▶ **What is being asked**
Reproduce the full listing below unchanged, apart from the pictures.

▶ **Data rows**

• • • • •

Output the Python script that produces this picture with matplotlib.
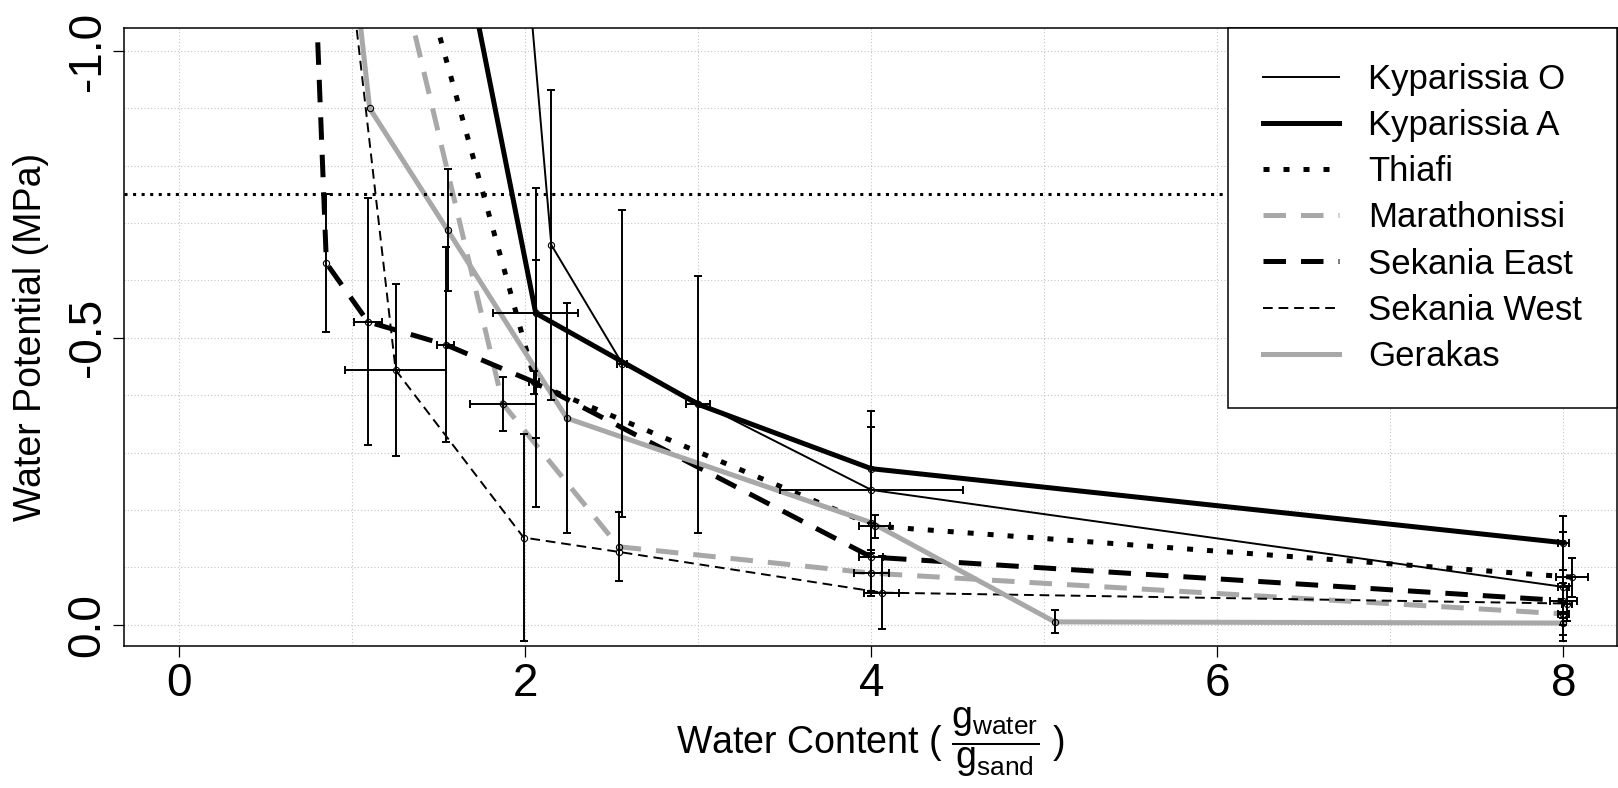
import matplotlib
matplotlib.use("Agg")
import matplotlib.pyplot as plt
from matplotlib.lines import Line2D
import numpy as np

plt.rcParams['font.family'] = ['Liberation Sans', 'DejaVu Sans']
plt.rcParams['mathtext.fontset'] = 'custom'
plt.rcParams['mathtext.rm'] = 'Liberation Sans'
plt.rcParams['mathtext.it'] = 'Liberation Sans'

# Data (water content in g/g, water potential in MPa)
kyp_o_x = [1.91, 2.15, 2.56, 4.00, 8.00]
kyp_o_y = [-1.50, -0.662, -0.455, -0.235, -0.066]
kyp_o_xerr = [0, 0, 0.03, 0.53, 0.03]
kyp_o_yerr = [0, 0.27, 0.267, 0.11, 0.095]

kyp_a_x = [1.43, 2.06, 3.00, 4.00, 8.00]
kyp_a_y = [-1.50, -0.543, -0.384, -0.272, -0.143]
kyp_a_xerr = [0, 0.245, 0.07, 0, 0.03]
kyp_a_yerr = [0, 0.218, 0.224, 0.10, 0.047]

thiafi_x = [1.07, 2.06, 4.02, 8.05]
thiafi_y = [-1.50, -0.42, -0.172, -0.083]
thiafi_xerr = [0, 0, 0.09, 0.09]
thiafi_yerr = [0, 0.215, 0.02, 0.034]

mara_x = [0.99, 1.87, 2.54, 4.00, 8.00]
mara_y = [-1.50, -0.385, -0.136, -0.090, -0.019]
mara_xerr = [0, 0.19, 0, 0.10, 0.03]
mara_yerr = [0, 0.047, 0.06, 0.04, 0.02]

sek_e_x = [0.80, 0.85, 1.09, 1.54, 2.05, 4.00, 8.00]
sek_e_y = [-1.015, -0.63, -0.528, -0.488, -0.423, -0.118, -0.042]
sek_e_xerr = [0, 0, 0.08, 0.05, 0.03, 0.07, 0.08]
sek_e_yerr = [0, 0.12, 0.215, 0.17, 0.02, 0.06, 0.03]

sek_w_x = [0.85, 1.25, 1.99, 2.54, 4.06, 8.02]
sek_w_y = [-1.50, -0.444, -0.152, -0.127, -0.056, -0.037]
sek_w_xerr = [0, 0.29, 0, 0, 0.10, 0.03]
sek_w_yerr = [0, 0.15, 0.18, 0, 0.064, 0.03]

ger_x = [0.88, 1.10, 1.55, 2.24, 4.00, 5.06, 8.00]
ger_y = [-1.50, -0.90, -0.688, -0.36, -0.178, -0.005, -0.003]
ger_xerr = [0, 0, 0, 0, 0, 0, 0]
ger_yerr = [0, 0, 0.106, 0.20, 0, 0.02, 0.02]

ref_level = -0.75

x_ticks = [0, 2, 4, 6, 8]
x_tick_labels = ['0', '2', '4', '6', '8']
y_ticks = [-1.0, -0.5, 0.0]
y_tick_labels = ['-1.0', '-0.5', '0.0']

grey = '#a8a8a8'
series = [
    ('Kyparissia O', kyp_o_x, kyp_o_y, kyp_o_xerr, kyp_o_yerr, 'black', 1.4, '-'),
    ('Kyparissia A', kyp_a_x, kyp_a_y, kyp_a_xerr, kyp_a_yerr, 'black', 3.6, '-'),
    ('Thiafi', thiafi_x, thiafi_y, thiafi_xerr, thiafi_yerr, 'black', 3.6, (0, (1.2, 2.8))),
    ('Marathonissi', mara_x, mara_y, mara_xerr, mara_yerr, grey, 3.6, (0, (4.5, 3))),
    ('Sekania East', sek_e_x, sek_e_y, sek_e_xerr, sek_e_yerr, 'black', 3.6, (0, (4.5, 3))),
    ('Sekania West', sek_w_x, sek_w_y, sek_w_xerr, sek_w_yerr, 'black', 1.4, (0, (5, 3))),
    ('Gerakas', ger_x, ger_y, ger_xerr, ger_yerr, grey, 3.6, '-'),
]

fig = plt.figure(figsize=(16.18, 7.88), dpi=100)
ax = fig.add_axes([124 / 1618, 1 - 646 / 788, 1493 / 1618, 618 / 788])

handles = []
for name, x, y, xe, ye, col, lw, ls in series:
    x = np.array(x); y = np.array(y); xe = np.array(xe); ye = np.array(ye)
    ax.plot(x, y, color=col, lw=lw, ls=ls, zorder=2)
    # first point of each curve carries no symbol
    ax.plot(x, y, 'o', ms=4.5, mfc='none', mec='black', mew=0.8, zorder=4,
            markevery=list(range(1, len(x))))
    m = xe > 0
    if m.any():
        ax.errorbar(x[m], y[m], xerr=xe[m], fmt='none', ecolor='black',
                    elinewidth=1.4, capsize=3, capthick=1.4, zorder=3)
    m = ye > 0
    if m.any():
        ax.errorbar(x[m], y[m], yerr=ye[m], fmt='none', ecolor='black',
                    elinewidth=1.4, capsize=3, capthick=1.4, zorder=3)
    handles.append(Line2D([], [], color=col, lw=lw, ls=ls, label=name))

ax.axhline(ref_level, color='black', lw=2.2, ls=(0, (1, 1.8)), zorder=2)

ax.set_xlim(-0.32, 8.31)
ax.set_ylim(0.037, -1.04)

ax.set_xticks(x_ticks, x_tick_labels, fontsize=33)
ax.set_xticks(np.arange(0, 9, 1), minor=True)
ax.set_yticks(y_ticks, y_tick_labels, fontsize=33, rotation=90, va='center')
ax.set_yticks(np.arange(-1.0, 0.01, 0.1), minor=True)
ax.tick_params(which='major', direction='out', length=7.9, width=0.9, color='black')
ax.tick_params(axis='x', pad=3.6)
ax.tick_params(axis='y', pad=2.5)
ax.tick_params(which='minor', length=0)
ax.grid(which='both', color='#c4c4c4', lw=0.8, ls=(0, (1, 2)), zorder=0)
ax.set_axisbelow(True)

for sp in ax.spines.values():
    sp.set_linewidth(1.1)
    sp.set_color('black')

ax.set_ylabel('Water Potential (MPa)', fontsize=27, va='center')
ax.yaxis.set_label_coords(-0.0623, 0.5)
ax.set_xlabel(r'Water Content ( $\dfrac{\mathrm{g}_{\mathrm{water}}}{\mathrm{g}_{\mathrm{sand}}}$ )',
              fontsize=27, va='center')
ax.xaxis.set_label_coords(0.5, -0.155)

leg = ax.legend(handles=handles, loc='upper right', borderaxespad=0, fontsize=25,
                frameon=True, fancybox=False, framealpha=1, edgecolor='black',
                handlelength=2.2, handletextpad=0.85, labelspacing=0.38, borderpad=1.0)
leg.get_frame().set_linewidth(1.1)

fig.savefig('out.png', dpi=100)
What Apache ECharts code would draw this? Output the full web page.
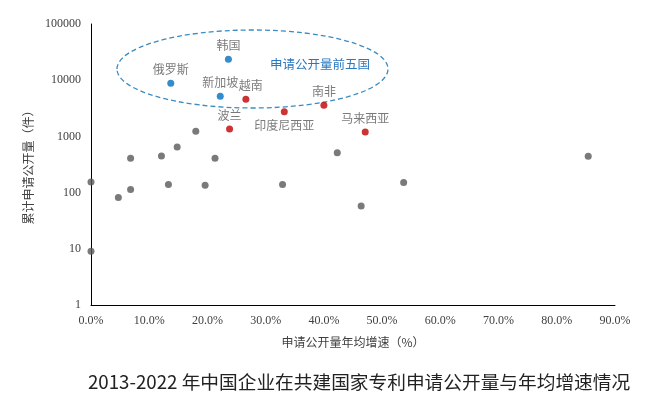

• • • • •

▶ **Completed task**
Output the Python script that produces this picture with matplotlib.
import matplotlib
matplotlib.use("Agg")
import matplotlib.pyplot as plt
from matplotlib.lines import Line2D
import numpy as np

plt.rcParams['font.family'] = ['Liberation Sans', 'DejaVu Sans']
plt.rcParams['mathtext.fontset'] = 'custom'
plt.rcParams['mathtext.rm'] = 'Liberation Sans'
plt.rcParams['mathtext.it'] = 'Liberation Sans'

# Data (water content in g/g, water potential in MPa)
kyp_o_x = [1.91, 2.15, 2.56, 4.00, 8.00]
kyp_o_y = [-1.50, -0.662, -0.455, -0.235, -0.066]
kyp_o_xerr = [0, 0, 0.03, 0.53, 0.03]
kyp_o_yerr = [0, 0.27, 0.267, 0.11, 0.095]

kyp_a_x = [1.43, 2.06, 3.00, 4.00, 8.00]
kyp_a_y = [-1.50, -0.543, -0.384, -0.272, -0.143]
kyp_a_xerr = [0, 0.245, 0.07, 0, 0.03]
kyp_a_yerr = [0, 0.218, 0.224, 0.10, 0.047]

thiafi_x = [1.07, 2.06, 4.02, 8.05]
thiafi_y = [-1.50, -0.42, -0.172, -0.083]
thiafi_xerr = [0, 0, 0.09, 0.09]
thiafi_yerr = [0, 0.215, 0.02, 0.034]

mara_x = [0.99, 1.87, 2.54, 4.00, 8.00]
mara_y = [-1.50, -0.385, -0.136, -0.090, -0.019]
mara_xerr = [0, 0.19, 0, 0.10, 0.03]
mara_yerr = [0, 0.047, 0.06, 0.04, 0.02]

sek_e_x = [0.80, 0.85, 1.09, 1.54, 2.05, 4.00, 8.00]
sek_e_y = [-1.015, -0.63, -0.528, -0.488, -0.423, -0.118, -0.042]
sek_e_xerr = [0, 0, 0.08, 0.05, 0.03, 0.07, 0.08]
sek_e_yerr = [0, 0.12, 0.215, 0.17, 0.02, 0.06, 0.03]

sek_w_x = [0.85, 1.25, 1.99, 2.54, 4.06, 8.02]
sek_w_y = [-1.50, -0.444, -0.152, -0.127, -0.056, -0.037]
sek_w_xerr = [0, 0.29, 0, 0, 0.10, 0.03]
sek_w_yerr = [0, 0.15, 0.18, 0, 0.064, 0.03]

ger_x = [0.88, 1.10, 1.55, 2.24, 4.00, 5.06, 8.00]
ger_y = [-1.50, -0.90, -0.688, -0.36, -0.178, -0.005, -0.003]
ger_xerr = [0, 0, 0, 0, 0, 0, 0]
ger_yerr = [0, 0, 0.106, 0.20, 0, 0.02, 0.02]

ref_level = -0.75

x_ticks = [0, 2, 4, 6, 8]
x_tick_labels = ['0', '2', '4', '6', '8']
y_ticks = [-1.0, -0.5, 0.0]
y_tick_labels = ['-1.0', '-0.5', '0.0']

grey = '#a8a8a8'
series = [
    ('Kyparissia O', kyp_o_x, kyp_o_y, kyp_o_xerr, kyp_o_yerr, 'black', 1.4, '-'),
    ('Kyparissia A', kyp_a_x, kyp_a_y, kyp_a_xerr, kyp_a_yerr, 'black', 3.6, '-'),
    ('Thiafi', thiafi_x, thiafi_y, thiafi_xerr, thiafi_yerr, 'black', 3.6, (0, (1.2, 2.8))),
    ('Marathonissi', mara_x, mara_y, mara_xerr, mara_yerr, grey, 3.6, (0, (4.5, 3))),
    ('Sekania East', sek_e_x, sek_e_y, sek_e_xerr, sek_e_yerr, 'black', 3.6, (0, (4.5, 3))),
    ('Sekania West', sek_w_x, sek_w_y, sek_w_xerr, sek_w_yerr, 'black', 1.4, (0, (5, 3))),
    ('Gerakas', ger_x, ger_y, ger_xerr, ger_yerr, grey, 3.6, '-'),
]

fig = plt.figure(figsize=(16.18, 7.88), dpi=100)
ax = fig.add_axes([124 / 1618, 1 - 646 / 788, 1493 / 1618, 618 / 788])

handles = []
for name, x, y, xe, ye, col, lw, ls in series:
    x = np.array(x); y = np.array(y); xe = np.array(xe); ye = np.array(ye)
    ax.plot(x, y, color=col, lw=lw, ls=ls, zorder=2)
    # first point of each curve carries no symbol
    ax.plot(x, y, 'o', ms=4.5, mfc='none', mec='black', mew=0.8, zorder=4,
            markevery=list(range(1, len(x))))
    m = xe > 0
    if m.any():
        ax.errorbar(x[m], y[m], xerr=xe[m], fmt='none', ecolor='black',
                    elinewidth=1.4, capsize=3, capthick=1.4, zorder=3)
    m = ye > 0
    if m.any():
        ax.errorbar(x[m], y[m], yerr=ye[m], fmt='none', ecolor='black',
                    elinewidth=1.4, capsize=3, capthick=1.4, zorder=3)
    handles.append(Line2D([], [], color=col, lw=lw, ls=ls, label=name))

ax.axhline(ref_level, color='black', lw=2.2, ls=(0, (1, 1.8)), zorder=2)

ax.set_xlim(-0.32, 8.31)
ax.set_ylim(0.037, -1.04)

ax.set_xticks(x_ticks, x_tick_labels, fontsize=33)
ax.set_xticks(np.arange(0, 9, 1), minor=True)
ax.set_yticks(y_ticks, y_tick_labels, fontsize=33, rotation=90, va='center')
ax.set_yticks(np.arange(-1.0, 0.01, 0.1), minor=True)
ax.tick_params(which='major', direction='out', length=7.9, width=0.9, color='black')
ax.tick_params(axis='x', pad=3.6)
ax.tick_params(axis='y', pad=2.5)
ax.tick_params(which='minor', length=0)
ax.grid(which='both', color='#c4c4c4', lw=0.8, ls=(0, (1, 2)), zorder=0)
ax.set_axisbelow(True)

for sp in ax.spines.values():
    sp.set_linewidth(1.1)
    sp.set_color('black')

ax.set_ylabel('Water Potential (MPa)', fontsize=27, va='center')
ax.yaxis.set_label_coords(-0.0623, 0.5)
ax.set_xlabel(r'Water Content ( $\dfrac{\mathrm{g}_{\mathrm{water}}}{\mathrm{g}_{\mathrm{sand}}}$ )',
              fontsize=27, va='center')
ax.xaxis.set_label_coords(0.5, -0.155)

leg = ax.legend(handles=handles, loc='upper right', borderaxespad=0, fontsize=25,
                frameon=True, fancybox=False, framealpha=1, edgecolor='black',
                handlelength=2.2, handletextpad=0.85, labelspacing=0.38, borderpad=1.0)
leg.get_frame().set_linewidth(1.1)

fig.savefig('out.png', dpi=100)
What Apache ECharts code would draw this? Output the full web page.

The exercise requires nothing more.